The new committee will be led by the Corangamite Catchment Management Authority, with representatives from Eastern Maar Aboriginal Corporation, Agriculture Victoria, WestVic Dairy, Wannon Water, Parks Victoria, Environment Protection Authority Victoria, Department of Environment, Land, Water and Planning, Corangamite and Moyne Shire Councils, and Heytesbury District Landcare Network.
The creation of a coordinating committee run by the CCMA was the highest priority recommendation from a 2008 Curdies Estuary Management Plan, but a committee was never created.
CCMA chief executive John Riddiford said there had been "fantastic" community interest in the group, which would oversee all action, research and monitoring in the Curdies catchment.
Mr Riddiford said one of the key functions of the group would be to "support collaboration" and "provide clarity across agencies and community" on roles and responsibilities in the catchment.

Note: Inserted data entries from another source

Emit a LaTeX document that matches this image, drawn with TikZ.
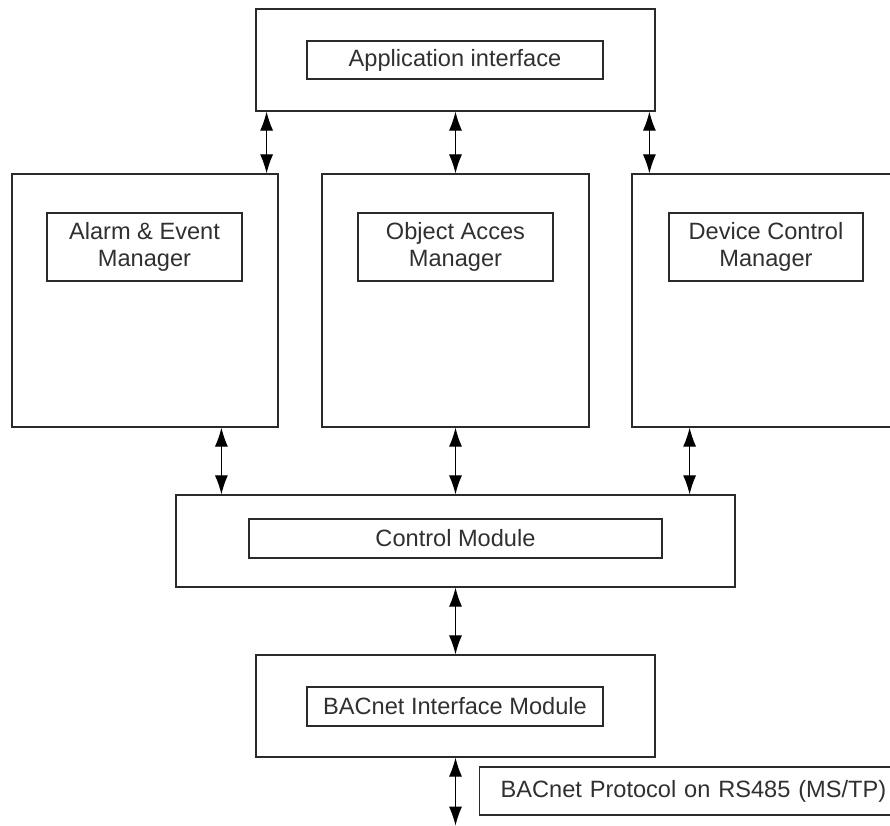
\documentclass[tikz,border=0pt]{standalone}
\usepackage{fontspec}
\setmainfont{Liberation Sans}
\usetikzlibrary{arrows.meta,calc}
\definecolor{ln}{HTML}{2A2A2A}
\definecolor{tx}{HTML}{303030}
\begin{document}
\begin{tikzpicture}[x=1pt,y=-1pt,
  box/.style={draw=ln,line width=1.2pt,inner sep=0pt,fill=none},
  inbox/.style={draw=ln,line width=1.2pt,inner sep=0pt,align=center,text=tx,
    font=\fontsize{23.6}{27}\selectfont},
  arr/.style={draw=black,line width=1.1pt,{Latex[length=19pt,width=13pt]}-{Latex[length=19pt,width=13pt]}}]
\useasboundingbox (0,0) rectangle (890,825);
\begin{scope}
\clip (0,0) rectangle (890,825);
% outer boxes
\node[box,minimum width=399pt,minimum height=102pt] (top) at (455.5,60) {};
\node[box,minimum width=266pt,minimum height=253pt] (left) at (145,300.5) {};
\node[box,minimum width=267pt,minimum height=253pt] (mid) at (455.5,300.5) {};
\node[box,minimum width=278pt,minimum height=253pt] (right) at (771,300.5) {};
\node[box,minimum width=559pt,minimum height=92pt] (ctrl) at (455.5,541) {};
\node[box,minimum width=399pt,minimum height=102pt] (bac) at (455.5,706) {};
% inner boxes
\node[inbox,minimum width=296pt,minimum height=38pt] (app) at (455,60) {Application interface};
\node[inbox,minimum width=195pt,minimum height=68pt] (alarm) at (144.5,247) {Alarm \& Event\\Manager};
\node[inbox,minimum width=195pt,minimum height=68pt] (obj) at (455.5,247) {Object Acces\\Manager};
\node[inbox,minimum width=194pt,minimum height=68pt] (dev) at (766,247) {Device Control\\Manager};
\node[inbox,minimum width=413pt,minimum height=39pt] (ctrlin) at (455.5,538.5) {Control Module};
\node[inbox,minimum width=296pt,minimum height=39pt] (bacin) at (455,706.5) {BACnet Interface Module};
% label box (open at right edge)
\node[inbox,anchor=west,minimum height=48pt,inner xsep=21pt,text width=400pt,align=left] (proto) at (479,791) {BACnet Protocol on RS485 (MS/TP)};
% connector points
\coordinate (a1) at ([xshift=-12pt]left.north east);
\coordinate (a3) at ([xshift=18pt]right.north west);
\coordinate (b1) at ([xshift=46pt]ctrl.north west);
\coordinate (b3) at ([xshift=-46pt]ctrl.north east);
\coordinate (bus) at ([yshift=-68pt]bac.south);
% arrows
\draw[arr] (top.south -| a1) -- (a1);
\draw[arr] (top.south -| mid.north) -- (mid.north);
\draw[arr] (top.south -| a3) -- (a3);
\draw[arr] (left.south -| b1) -- (b1);
\draw[arr] (mid.south) -- (ctrl.north -| mid.south);
\draw[arr] (right.south -| b3) -- (b3);
\draw[arr] (ctrl.south) -- (bac.north);
\draw[arr] (bac.south) -- (bus);
\end{scope}
\end{tikzpicture}
\end{document}
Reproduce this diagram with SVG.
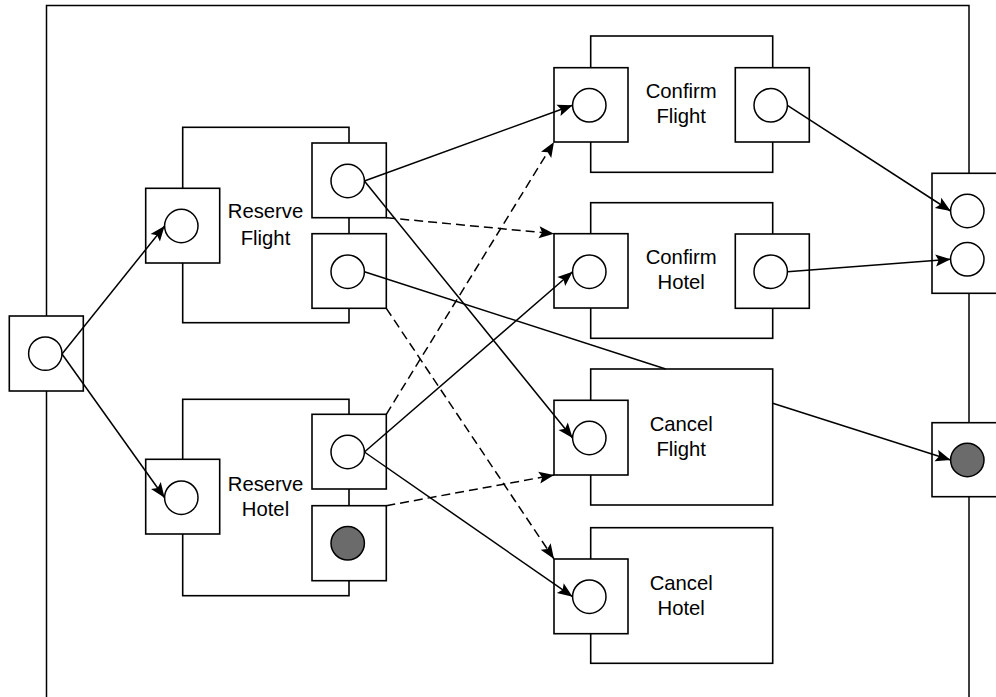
<svg xmlns="http://www.w3.org/2000/svg" width="996" height="697" viewBox="0 0 996 697">
<style>
.frame{fill:none;stroke:#000;stroke-width:1.5}
.box{fill:#fff;stroke:#000;stroke-width:1.6}
.port{fill:#fff;stroke:#000;stroke-width:1.6}
.c{fill:#fff;stroke:#000;stroke-width:1.5}
.cf{fill:#6b6b6b;stroke:#000;stroke-width:1.5}
.lbl{font-family:"Liberation Sans",Arial,sans-serif;font-size:20.3px;fill:#000;text-anchor:middle}
.ln{fill:none;stroke:#000;stroke-width:1.5}
.arr{marker-end:url(#ah)}
.dash{stroke-dasharray:9,5}
</style>
<defs>
<marker id="ah" markerUnits="userSpaceOnUse" markerWidth="18" markerHeight="16" viewBox="-17 -8 18 16" refX="0" refY="0" orient="auto">
<path d="M0,0 L-15,-6 L-12,0 L-15,6 Z" fill="#000"/>
</marker>
</defs>
<rect width="996" height="697" fill="#fff"/>
<g id="frame">
<path class="frame" d="M46.5,697 L46.5,5.5 L969,5.5 L969,697"/>
</g>
<g id="start-port">
<rect class="port" x="9.3" y="316" width="74" height="75"/>
<circle class="c" cx="45.3" cy="353.6" r="16.7"/>
</g>
<g id="reserve-flight">
<rect class="box" x="182.7" y="127.3" width="166.3" height="195.4"/>
<rect class="port" x="145.7" y="188.3" width="74" height="74.7"/>
<circle class="c" cx="181.3" cy="226" r="16.7"/>
<rect class="port" x="312" y="143" width="74.3" height="74.7"/>
<circle class="c" cx="347.7" cy="181" r="16.7"/>
<rect class="port" x="312" y="233.7" width="74.3" height="74.6"/>
<circle class="c" cx="347.7" cy="271.7" r="16.7"/>
<text class="lbl" x="265.5" y="218.3">Reserve</text>
<text class="lbl" x="265.5" y="245">Flight</text>
</g>
<g id="reserve-hotel">
<rect class="box" x="182.7" y="399.3" width="166.3" height="196.4"/>
<rect class="port" x="145.7" y="459.3" width="74" height="74.7"/>
<circle class="c" cx="181.3" cy="497.7" r="16.7"/>
<rect class="port" x="312" y="414.3" width="74.3" height="74.7"/>
<circle class="c" cx="347.7" cy="452" r="16.7"/>
<rect class="port" x="312" y="505.7" width="74.3" height="75"/>
<circle class="cf" cx="347.7" cy="543.3" r="16.7"/>
<text class="lbl" x="265.5" y="490.5">Reserve</text>
<text class="lbl" x="265.5" y="516">Hotel</text>
</g>
<g id="confirm-flight">
<rect class="box" x="590.7" y="36" width="182" height="136.3"/>
<rect class="port" x="554" y="67.7" width="74" height="74.3"/>
<circle class="c" cx="589.3" cy="105.3" r="16.7"/>
<rect class="port" x="735.3" y="67.7" width="74" height="74.3"/>
<circle class="c" cx="770.7" cy="105.3" r="16.7"/>
<text class="lbl" x="681.2" y="98.3">Confirm</text>
<text class="lbl" x="681.2" y="123.3">Flight</text>
</g>
<g id="confirm-hotel">
<rect class="box" x="590.7" y="202.7" width="182" height="135.6"/>
<rect class="port" x="554" y="233.7" width="74" height="74.3"/>
<circle class="c" cx="589.3" cy="271.7" r="16.7"/>
<rect class="port" x="735.3" y="234" width="74" height="74.3"/>
<circle class="c" cx="770.7" cy="271.7" r="16.7"/>
<text class="lbl" x="681.2" y="264.3">Confirm</text>
<text class="lbl" x="681.2" y="289.3">Hotel</text>
</g>
<g id="cancel-flight">
<rect class="box" x="590.7" y="369" width="182" height="136"/>
<rect class="port" x="554" y="400.3" width="74" height="74.7"/>
<circle class="c" cx="589.3" cy="438" r="16.7"/>
<text class="lbl" x="681.2" y="431">Cancel</text>
<text class="lbl" x="681.2" y="456">Flight</text>
</g>
<g id="cancel-hotel">
<rect class="box" x="590.7" y="527.7" width="182" height="135.6"/>
<rect class="port" x="554" y="559" width="74" height="74.7"/>
<circle class="c" cx="589.3" cy="596.7" r="16.7"/>
<text class="lbl" x="681.2" y="590">Cancel</text>
<text class="lbl" x="681.2" y="615">Hotel</text>
</g>
<g id="end-port">
<rect class="port" x="932" y="173.3" width="74" height="120"/>
<circle class="c" cx="967.3" cy="211" r="16.7"/>
<circle class="c" cx="967.3" cy="259.3" r="16.7"/>
</g>
<g id="fault-port">
<rect class="port" x="932" y="422.7" width="74" height="74"/>
<circle class="cf" cx="967.3" cy="460" r="16.7"/>
</g>
<g id="connectors">
<path class="ln arr" d="M62,354 L164.6,226"/>
<path class="ln arr" d="M62,354 L164.6,497.7"/>
<path class="ln arr" d="M364.4,181 L572.6,105.3"/>
<path class="ln arr" d="M364.4,181 L572.6,438"/>
<path class="ln arr dash" d="M386.3,217.7 L554,233.7"/>
<path class="ln" d="M364.4,271.7 L665.7,369"/>
<path class="ln arr dash" d="M386.3,308.3 L554,559"/>
<path class="ln arr dash" d="M386.3,414.3 L554,142"/>
<path class="ln arr" d="M364.4,452 L572.6,271.7"/>
<path class="ln arr" d="M364.4,452 L572.6,596.7"/>
<path class="ln arr dash" d="M386.3,505.7 L554,475"/>
<path class="ln arr" d="M787.4,105.3 L950.6,211"/>
<path class="ln arr" d="M787.4,271.7 L950.6,259.3"/>
<path class="ln arr" d="M772.7,403.3 L950.6,460"/>
</g>
</svg>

Ms Mullen said she welcomed greater clarity, arguing local trust in the authorities was at its nadir.
"When you've got members of our community going to the personal cost of getting independent water testing done because they don't trust the agencies to tell us the truth, it shows something's wrong," she said.
Ms Mullen is also the chair of the newly formed Curdies River Catchment Alliance, a purely local group created to campaign for more action to save the river. She said the group hoped to adopt a constitution in coming months so it could "get on with the real stuff".
"What we want to do is reach agreement on the source of the problem, and what needs to be done to fix it," she said.
"The causes are pollution with sewage and fertiliser. But there's already so much nutrient in the sediment that there would be blue green algae outbreaks even without more pollution getting in."
Concerned locals launched a petition in June, sponsored by Member for Polwarth Richard Riordan, calling for "relevant ministers" to urgently create a "Remediation Action Plan" to lock in timelines, targets and funding for action to save the river. The petition closes on August 12.
The Standard understands the EPA is auditing 450 farms throughout the catchment and has checked 25 so far, finding two "non-compliant" with regulations.
"It's so depressing to know you can't go near the river, let alone dealing with the stink," Ms Mullen said.
"We want change and we want the change to be effective."